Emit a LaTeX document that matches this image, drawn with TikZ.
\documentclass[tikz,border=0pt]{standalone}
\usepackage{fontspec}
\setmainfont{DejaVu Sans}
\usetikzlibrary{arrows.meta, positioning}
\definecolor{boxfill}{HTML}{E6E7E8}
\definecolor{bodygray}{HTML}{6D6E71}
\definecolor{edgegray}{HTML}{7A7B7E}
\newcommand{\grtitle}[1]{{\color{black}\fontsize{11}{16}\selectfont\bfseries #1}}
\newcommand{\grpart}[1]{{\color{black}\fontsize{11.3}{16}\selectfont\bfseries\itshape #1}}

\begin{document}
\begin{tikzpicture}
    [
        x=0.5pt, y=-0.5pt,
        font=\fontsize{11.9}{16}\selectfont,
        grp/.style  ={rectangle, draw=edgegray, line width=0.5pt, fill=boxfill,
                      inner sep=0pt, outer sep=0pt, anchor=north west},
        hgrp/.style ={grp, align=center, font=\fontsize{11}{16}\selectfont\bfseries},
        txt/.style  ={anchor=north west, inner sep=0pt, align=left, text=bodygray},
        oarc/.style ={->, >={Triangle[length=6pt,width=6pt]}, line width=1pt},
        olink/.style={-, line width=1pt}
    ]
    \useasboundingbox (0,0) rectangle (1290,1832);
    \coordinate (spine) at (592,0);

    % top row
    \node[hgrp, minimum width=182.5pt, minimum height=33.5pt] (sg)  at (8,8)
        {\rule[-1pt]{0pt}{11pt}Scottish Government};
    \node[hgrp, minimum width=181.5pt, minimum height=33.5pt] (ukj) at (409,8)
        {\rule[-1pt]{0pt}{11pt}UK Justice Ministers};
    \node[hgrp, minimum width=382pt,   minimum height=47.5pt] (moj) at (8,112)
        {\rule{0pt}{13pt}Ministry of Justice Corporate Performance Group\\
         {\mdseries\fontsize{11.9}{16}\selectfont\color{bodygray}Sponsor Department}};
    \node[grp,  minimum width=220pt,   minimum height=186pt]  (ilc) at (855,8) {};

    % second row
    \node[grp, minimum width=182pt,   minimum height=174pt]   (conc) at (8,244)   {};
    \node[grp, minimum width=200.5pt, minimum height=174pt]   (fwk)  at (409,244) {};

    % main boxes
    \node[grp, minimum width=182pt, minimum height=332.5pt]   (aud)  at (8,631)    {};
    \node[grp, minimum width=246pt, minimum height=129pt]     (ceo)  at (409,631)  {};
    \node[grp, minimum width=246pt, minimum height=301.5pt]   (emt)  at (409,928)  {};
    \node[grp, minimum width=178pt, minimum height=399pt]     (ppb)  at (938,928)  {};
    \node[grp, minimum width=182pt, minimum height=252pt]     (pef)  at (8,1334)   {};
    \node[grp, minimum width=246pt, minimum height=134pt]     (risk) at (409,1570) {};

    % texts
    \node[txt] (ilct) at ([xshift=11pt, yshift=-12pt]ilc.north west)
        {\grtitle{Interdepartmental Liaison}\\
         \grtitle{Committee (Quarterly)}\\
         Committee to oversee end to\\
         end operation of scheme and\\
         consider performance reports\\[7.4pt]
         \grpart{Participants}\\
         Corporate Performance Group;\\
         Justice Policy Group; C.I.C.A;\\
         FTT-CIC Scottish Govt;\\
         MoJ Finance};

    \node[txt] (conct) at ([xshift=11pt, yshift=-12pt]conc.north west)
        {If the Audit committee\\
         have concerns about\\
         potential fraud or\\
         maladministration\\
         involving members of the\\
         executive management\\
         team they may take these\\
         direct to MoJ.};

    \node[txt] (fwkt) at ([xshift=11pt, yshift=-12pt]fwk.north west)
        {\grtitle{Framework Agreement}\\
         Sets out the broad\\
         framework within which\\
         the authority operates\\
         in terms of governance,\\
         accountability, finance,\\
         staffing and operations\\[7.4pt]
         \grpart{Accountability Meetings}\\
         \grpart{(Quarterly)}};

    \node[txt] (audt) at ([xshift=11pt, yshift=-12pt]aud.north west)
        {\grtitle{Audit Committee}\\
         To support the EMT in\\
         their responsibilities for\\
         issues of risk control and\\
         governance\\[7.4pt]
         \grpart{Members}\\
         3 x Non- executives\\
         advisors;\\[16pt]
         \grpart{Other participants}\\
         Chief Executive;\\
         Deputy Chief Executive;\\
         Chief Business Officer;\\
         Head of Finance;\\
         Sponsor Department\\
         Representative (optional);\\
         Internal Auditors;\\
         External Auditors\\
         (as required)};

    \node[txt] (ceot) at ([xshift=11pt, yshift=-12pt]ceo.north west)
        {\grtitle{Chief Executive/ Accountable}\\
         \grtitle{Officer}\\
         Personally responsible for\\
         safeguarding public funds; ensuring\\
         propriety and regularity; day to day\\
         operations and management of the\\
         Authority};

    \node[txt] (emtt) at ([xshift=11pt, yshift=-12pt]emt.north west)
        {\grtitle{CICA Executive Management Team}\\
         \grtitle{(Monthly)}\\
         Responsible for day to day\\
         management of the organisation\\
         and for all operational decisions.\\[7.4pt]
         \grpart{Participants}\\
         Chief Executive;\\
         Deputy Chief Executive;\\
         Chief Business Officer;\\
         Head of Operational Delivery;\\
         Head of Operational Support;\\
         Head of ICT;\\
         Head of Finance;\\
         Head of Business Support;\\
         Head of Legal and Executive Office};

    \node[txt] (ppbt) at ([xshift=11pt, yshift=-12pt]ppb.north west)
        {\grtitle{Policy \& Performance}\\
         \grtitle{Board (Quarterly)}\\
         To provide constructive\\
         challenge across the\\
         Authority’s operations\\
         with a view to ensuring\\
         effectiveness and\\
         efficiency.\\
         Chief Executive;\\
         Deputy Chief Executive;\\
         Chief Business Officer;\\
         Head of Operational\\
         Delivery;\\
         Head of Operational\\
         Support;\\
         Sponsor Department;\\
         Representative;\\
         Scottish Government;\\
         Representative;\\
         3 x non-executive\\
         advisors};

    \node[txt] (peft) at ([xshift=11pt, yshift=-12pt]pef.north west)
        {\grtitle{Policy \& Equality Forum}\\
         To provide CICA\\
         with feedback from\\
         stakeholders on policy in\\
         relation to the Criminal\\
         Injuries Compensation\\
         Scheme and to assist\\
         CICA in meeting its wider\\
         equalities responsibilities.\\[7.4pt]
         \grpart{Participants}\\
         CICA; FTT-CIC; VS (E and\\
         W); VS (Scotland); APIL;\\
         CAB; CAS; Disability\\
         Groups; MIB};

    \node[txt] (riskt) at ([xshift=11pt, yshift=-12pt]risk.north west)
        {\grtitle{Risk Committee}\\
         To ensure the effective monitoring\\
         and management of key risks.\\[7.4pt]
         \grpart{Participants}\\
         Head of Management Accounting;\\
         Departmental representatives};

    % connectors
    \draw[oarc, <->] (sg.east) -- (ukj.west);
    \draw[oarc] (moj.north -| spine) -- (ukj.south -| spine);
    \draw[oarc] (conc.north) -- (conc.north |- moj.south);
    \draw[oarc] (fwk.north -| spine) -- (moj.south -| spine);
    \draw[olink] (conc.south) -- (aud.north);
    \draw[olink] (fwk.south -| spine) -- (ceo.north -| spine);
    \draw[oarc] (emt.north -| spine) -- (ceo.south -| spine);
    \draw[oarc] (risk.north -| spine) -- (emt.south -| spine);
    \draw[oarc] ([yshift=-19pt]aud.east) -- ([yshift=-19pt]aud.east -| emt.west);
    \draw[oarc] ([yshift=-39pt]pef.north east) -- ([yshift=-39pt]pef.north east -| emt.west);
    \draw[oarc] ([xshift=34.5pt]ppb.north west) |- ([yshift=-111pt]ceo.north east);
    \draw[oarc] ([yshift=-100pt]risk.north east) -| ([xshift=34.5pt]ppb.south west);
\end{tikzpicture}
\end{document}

**THE TASK**
Extract the full listing above without alteration.

**TASK RESPONSE**
Emit a LaTeX document that matches this image, drawn with TikZ.
\documentclass[tikz,border=0pt]{standalone}
\usepackage{fontspec}
\setmainfont{DejaVu Sans}
\usetikzlibrary{arrows.meta, positioning}
\definecolor{boxfill}{HTML}{E6E7E8}
\definecolor{bodygray}{HTML}{6D6E71}
\definecolor{edgegray}{HTML}{7A7B7E}
\newcommand{\grtitle}[1]{{\color{black}\fontsize{11}{16}\selectfont\bfseries #1}}
\newcommand{\grpart}[1]{{\color{black}\fontsize{11.3}{16}\selectfont\bfseries\itshape #1}}

\begin{document}
\begin{tikzpicture}
    [
        x=0.5pt, y=-0.5pt,
        font=\fontsize{11.9}{16}\selectfont,
        grp/.style  ={rectangle, draw=edgegray, line width=0.5pt, fill=boxfill,
                      inner sep=0pt, outer sep=0pt, anchor=north west},
        hgrp/.style ={grp, align=center, font=\fontsize{11}{16}\selectfont\bfseries},
        txt/.style  ={anchor=north west, inner sep=0pt, align=left, text=bodygray},
        oarc/.style ={->, >={Triangle[length=6pt,width=6pt]}, line width=1pt},
        olink/.style={-, line width=1pt}
    ]
    \useasboundingbox (0,0) rectangle (1290,1832);
    \coordinate (spine) at (592,0);

    % top row
    \node[hgrp, minimum width=182.5pt, minimum height=33.5pt] (sg)  at (8,8)
        {\rule[-1pt]{0pt}{11pt}Scottish Government};
    \node[hgrp, minimum width=181.5pt, minimum height=33.5pt] (ukj) at (409,8)
        {\rule[-1pt]{0pt}{11pt}UK Justice Ministers};
    \node[hgrp, minimum width=382pt,   minimum height=47.5pt] (moj) at (8,112)
        {\rule{0pt}{13pt}Ministry of Justice Corporate Performance Group\\
         {\mdseries\fontsize{11.9}{16}\selectfont\color{bodygray}Sponsor Department}};
    \node[grp,  minimum width=220pt,   minimum height=186pt]  (ilc) at (855,8) {};

    % second row
    \node[grp, minimum width=182pt,   minimum height=174pt]   (conc) at (8,244)   {};
    \node[grp, minimum width=200.5pt, minimum height=174pt]   (fwk)  at (409,244) {};

    % main boxes
    \node[grp, minimum width=182pt, minimum height=332.5pt]   (aud)  at (8,631)    {};
    \node[grp, minimum width=246pt, minimum height=129pt]     (ceo)  at (409,631)  {};
    \node[grp, minimum width=246pt, minimum height=301.5pt]   (emt)  at (409,928)  {};
    \node[grp, minimum width=178pt, minimum height=399pt]     (ppb)  at (938,928)  {};
    \node[grp, minimum width=182pt, minimum height=252pt]     (pef)  at (8,1334)   {};
    \node[grp, minimum width=246pt, minimum height=134pt]     (risk) at (409,1570) {};

    % texts
    \node[txt] (ilct) at ([xshift=11pt, yshift=-12pt]ilc.north west)
        {\grtitle{Interdepartmental Liaison}\\
         \grtitle{Committee (Quarterly)}\\
         Committee to oversee end to\\
         end operation of scheme and\\
         consider performance reports\\[7.4pt]
         \grpart{Participants}\\
         Corporate Performance Group;\\
         Justice Policy Group; C.I.C.A;\\
         FTT-CIC Scottish Govt;\\
         MoJ Finance};

    \node[txt] (conct) at ([xshift=11pt, yshift=-12pt]conc.north west)
        {If the Audit committee\\
         have concerns about\\
         potential fraud or\\
         maladministration\\
         involving members of the\\
         executive management\\
         team they may take these\\
         direct to MoJ.};

    \node[txt] (fwkt) at ([xshift=11pt, yshift=-12pt]fwk.north west)
        {\grtitle{Framework Agreement}\\
         Sets out the broad\\
         framework within which\\
         the authority operates\\
         in terms of governance,\\
         accountability, finance,\\
         staffing and operations\\[7.4pt]
         \grpart{Accountability Meetings}\\
         \grpart{(Quarterly)}};

    \node[txt] (audt) at ([xshift=11pt, yshift=-12pt]aud.north west)
        {\grtitle{Audit Committee}\\
         To support the EMT in\\
         their responsibilities for\\
         issues of risk control and\\
         governance\\[7.4pt]
         \grpart{Members}\\
         3 x Non- executives\\
         advisors;\\[16pt]
         \grpart{Other participants}\\
         Chief Executive;\\
         Deputy Chief Executive;\\
         Chief Business Officer;\\
         Head of Finance;\\
         Sponsor Department\\
         Representative (optional);\\
         Internal Auditors;\\
         External Auditors\\
         (as required)};

    \node[txt] (ceot) at ([xshift=11pt, yshift=-12pt]ceo.north west)
        {\grtitle{Chief Executive/ Accountable}\\
         \grtitle{Officer}\\
         Personally responsible for\\
         safeguarding public funds; ensuring\\
         propriety and regularity; day to day\\
         operations and management of the\\
         Authority};

    \node[txt] (emtt) at ([xshift=11pt, yshift=-12pt]emt.north west)
        {\grtitle{CICA Executive Management Team}\\
         \grtitle{(Monthly)}\\
         Responsible for day to day\\
         management of the organisation\\
         and for all operational decisions.\\[7.4pt]
         \grpart{Participants}\\
         Chief Executive;\\
         Deputy Chief Executive;\\
         Chief Business Officer;\\
         Head of Operational Delivery;\\
         Head of Operational Support;\\
         Head of ICT;\\
         Head of Finance;\\
         Head of Business Support;\\
         Head of Legal and Executive Office};

    \node[txt] (ppbt) at ([xshift=11pt, yshift=-12pt]ppb.north west)
        {\grtitle{Policy \& Performance}\\
         \grtitle{Board (Quarterly)}\\
         To provide constructive\\
         challenge across the\\
         Authority’s operations\\
         with a view to ensuring\\
         effectiveness and\\
         efficiency.\\
         Chief Executive;\\
         Deputy Chief Executive;\\
         Chief Business Officer;\\
         Head of Operational\\
         Delivery;\\
         Head of Operational\\
         Support;\\
         Sponsor Department;\\
         Representative;\\
         Scottish Government;\\
         Representative;\\
         3 x non-executive\\
         advisors};

    \node[txt] (peft) at ([xshift=11pt, yshift=-12pt]pef.north west)
        {\grtitle{Policy \& Equality Forum}\\
         To provide CICA\\
         with feedback from\\
         stakeholders on policy in\\
         relation to the Criminal\\
         Injuries Compensation\\
         Scheme and to assist\\
         CICA in meeting its wider\\
         equalities responsibilities.\\[7.4pt]
         \grpart{Participants}\\
         CICA; FTT-CIC; VS (E and\\
         W); VS (Scotland); APIL;\\
         CAB; CAS; Disability\\
         Groups; MIB};

    \node[txt] (riskt) at ([xshift=11pt, yshift=-12pt]risk.north west)
        {\grtitle{Risk Committee}\\
         To ensure the effective monitoring\\
         and management of key risks.\\[7.4pt]
         \grpart{Participants}\\
         Head of Management Accounting;\\
         Departmental representatives};

    % connectors
    \draw[oarc, <->] (sg.east) -- (ukj.west);
    \draw[oarc] (moj.north -| spine) -- (ukj.south -| spine);
    \draw[oarc] (conc.north) -- (conc.north |- moj.south);
    \draw[oarc] (fwk.north -| spine) -- (moj.south -| spine);
    \draw[olink] (conc.south) -- (aud.north);
    \draw[olink] (fwk.south -| spine) -- (ceo.north -| spine);
    \draw[oarc] (emt.north -| spine) -- (ceo.south -| spine);
    \draw[oarc] (risk.north -| spine) -- (emt.south -| spine);
    \draw[oarc] ([yshift=-19pt]aud.east) -- ([yshift=-19pt]aud.east -| emt.west);
    \draw[oarc] ([yshift=-39pt]pef.north east) -- ([yshift=-39pt]pef.north east -| emt.west);
    \draw[oarc] ([xshift=34.5pt]ppb.north west) |- ([yshift=-111pt]ceo.north east);
    \draw[oarc] ([yshift=-100pt]risk.north east) -| ([xshift=34.5pt]ppb.south west);
\end{tikzpicture}
\end{document}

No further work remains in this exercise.